Stephen Dhieu Dau, chairperson of the SSRA board of directors

The South Sudan Revenue Authority (SSRA) said Friday that addressing the country’s worsening cash shortages is not part of its mandate, distancing itself from efforts to resolve a liquidity crisis that has disrupted trade and banking operations.

Speaking at a reception at the authority’s headquarters in Juba, Stephen Dhieu Dau, chairperson of the SSRA board of directors, said the agency’s role is limited to collecting taxes and remitting them to the national treasury.

“The cash crisis or resolving the cash shortage is not within the mandate of the SSRA,” Dau said. “The cash crisis and its resolution will come from monetary policy and fiscal policy, not from the South Sudan Revenue Authority.”

South Sudan has faced persistent economic challenges, including high inflation, currency depreciation and limited access to cash. Dau said policy responses to the crisis must be properly aligned with the mandates of relevant government institutions.

“We should not divert the duties of the Constitution and the government institutions that have been given particular mandates,” he said, warning that misdirected measures could deepen the problem.

His remarks follow a directive by the outgoing Commissioner General, William Anyuon Kuol, requiring taxpayers to pay taxes exclusively in physical cash, a move he said could help ease the liquidity crunch.

The order led to delays at the Nimule border crossing, where traders were unable to clear goods because of difficulties making cash payments.

Dau cautioned that forcing taxpayers to pay in cash while their funds remain in banks could reduce compliance and undermine reforms aimed at digitizing revenue collection.

“First, it will lead to a decline in tax collection. Second, it will worsen the cash shortage. And also, the reform the government has undertaken for years — to digitalize revenue collection — will be abandoned,” he said.

Aggrey Tisa Sabuni, technical adviser for revenue matters at the SSRA, said strengthening domestic revenue collection remains critical to financing the national budget.

He said the authority contributed 1.1 trillion South Sudanese pounds (SSP) during the 2024–2025 fiscal year, matching oil revenues of 1.1 trillion SSP, for a total of 2 trillion SSP in realized income. Parliament approved a 4 trillion SSP budget for the period, but only half of that was projected to come from taxation and oil revenues, he said.

Sabuni said the SSRA currently contributes up to 50% of realized national revenue and aims to increase collections to 1.5 trillion SSP in the 2025–2026 fiscal year. If reforms continue and inefficiencies are addressed, he said, revenue could eventually rise to 10 trillion SSP, with or without oil income.

“Revenue collection is like squeezing honey out of a honeycomb,” Sabuni said. “You can decide to squeeze a little … or you can squeeze as much as possible.”
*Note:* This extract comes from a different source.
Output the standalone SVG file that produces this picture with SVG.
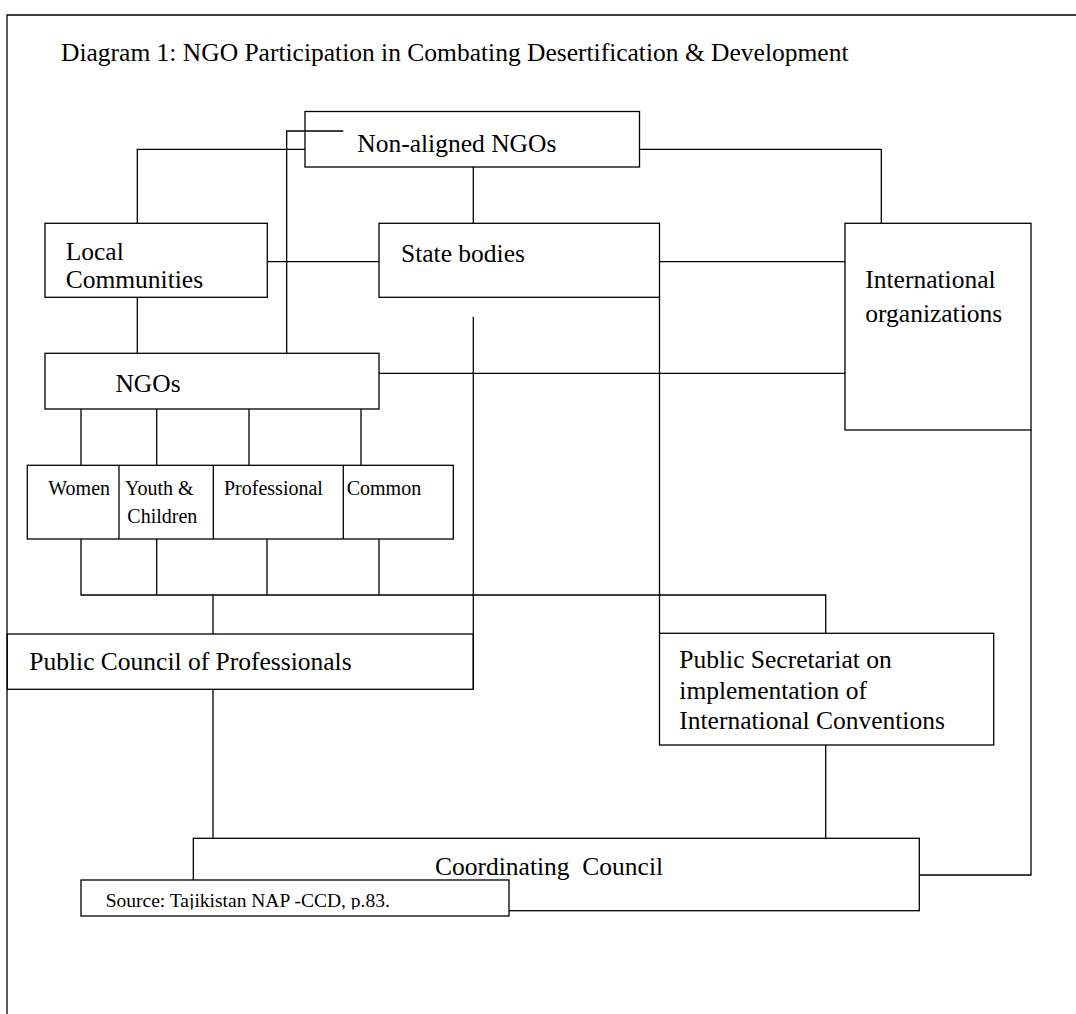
<svg xmlns="http://www.w3.org/2000/svg" width="1076" height="1014" viewBox="0 0 1076 1014">
<style>
.box{fill:#fff;stroke:#000;stroke-width:1.3}
.ln{fill:none;stroke:#000;stroke-width:1.3}
.t{font-family:"Liberation Serif","Times New Roman",serif;font-size:25.5px;fill:#000}
.s{font-family:"Liberation Serif","Times New Roman",serif;font-size:20px;fill:#000}
</style>
<defs>
<clipPath id="srcclip"><rect x="81" y="880" width="428" height="29.5"/></clipPath>
</defs>
<rect width="1076" height="1014" fill="#fff"/>
<path class="ln" d="M7,1014 V15 H1076"/>
<text class="t" x="61" y="61">Diagram 1: NGO Participation in Combating Desertification &amp; Development</text>

<g id="nonaligned"><rect class="box" x="305" y="111.5" width="334.5" height="55.5"/><text class="t" x="357.3" y="152.3">Non-aligned NGOs</text></g>
<g id="local"><rect class="box" x="45" y="223.3" width="222.3" height="74"/><text class="t" x="65.7" y="260">Local</text><text class="t" x="65.7" y="287.7">Communities</text></g>
<g id="state"><rect class="box" x="379" y="223.3" width="280.5" height="74"/><text class="t" x="401" y="262">State bodies</text></g>
<g id="international"><rect class="box" x="845" y="223.3" width="186" height="206.7"/><text class="t" x="865.3" y="287.5">International</text><text class="t" x="865.3" y="321.5">organizations</text></g>
<g id="ngos"><rect class="box" x="45" y="353.3" width="334" height="55.7"/><text class="t" x="115.4" y="391.7">NGOs</text></g>
<g id="categories"><rect class="box" x="27.3" y="465.3" width="426" height="73.7"/>
<path class="ln" d="M119,465.3 V539 M213.3,465.3 V539 M343.3,465.3 V539"/>
<text class="s" x="48.3" y="495">Women</text><text class="s" x="125" y="495">Youth &amp;</text><text class="s" x="127.3" y="523.3">Children</text><text class="s" x="224" y="495">Professional</text><text class="s" x="346.7" y="495">Common</text></g>
<g id="publiccouncil"><rect class="box" x="7.3" y="634" width="466" height="55.3"/><text class="t" x="29.3" y="670">Public Council of Professionals</text></g>
<g id="secretariat"><rect class="box" x="659.5" y="633.3" width="334.2" height="111.7"/><text class="t" x="679.3" y="668.3">Public Secretariat on</text><text class="t" x="679.3" y="698.8">implementation of</text><text class="t" x="679.3" y="729.3">International Conventions</text></g>
<g id="coordinating"><rect class="box" x="193.3" y="838.3" width="726" height="72.4"/><text class="t" x="435" y="875">Coordinating&#160; Council</text></g>
<g id="source"><rect class="box" x="81" y="880" width="428" height="36"/><text class="s" x="105.7" y="907.3" style="font-size:19.5px" clip-path="url(#srcclip)">Source: Tajikistan NAP -CCD, p.83.</text></g>

<g id="connectors" class="ln">
<path class="ln" d="M305,149.3 H137.3 V223.3"/>
<path class="ln" d="M343.3,131 H286.7 V353.3"/>
<path class="ln" d="M473.3,166.7 V223.3"/>
<path class="ln" d="M639.5,149.3 H881.3 V223.3"/>
<path class="ln" d="M267.3,261.7 H379"/>
<path class="ln" d="M659.5,261.7 H845"/>
<path class="ln" d="M137.3,297.3 V353.3"/>
<path class="ln" d="M379,373.3 H845"/>
<path class="ln" d="M81,409 V465.3 M156.7,409 V465.3 M249,409 V465.3 M361,409 V465.3"/>
<path class="ln" d="M81,539 V595 H825.7 V633.3 M156.7,539 V595 M267,539 V595 M379,539 V595"/>
<path class="ln" d="M213,595 V634"/>
<path class="ln" d="M473.3,316.7 V689.3"/>
<path class="ln" d="M659.5,297.3 V633.3"/>
<path class="ln" d="M213,689.3 V838.3"/>
<path class="ln" d="M825.7,745 V838.3"/>
<path class="ln" d="M1031,430 V875 H919.3"/>
</g>
</svg>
He cited Norway and the United Kingdom as examples of countries that maximize tax collection through efficient systems covering income, business and sales taxes.

Civil society activist Edmund Yakani said the liquidity crisis falls primarily under the Ministry of Finance and the central bank, not the revenue authority. He said public distrust in the banking system has led some people to keep cash at home, worsening shortages.

“The reality is, even if we were to have more money, we can’t get the cash because people don’t have trust and confidence in the banking system,” Yakani said.

He proposed introducing new currency notes to encourage people holding cash outside the banking system to return it to circulation, while stressing the need for clear policies to manage the transition.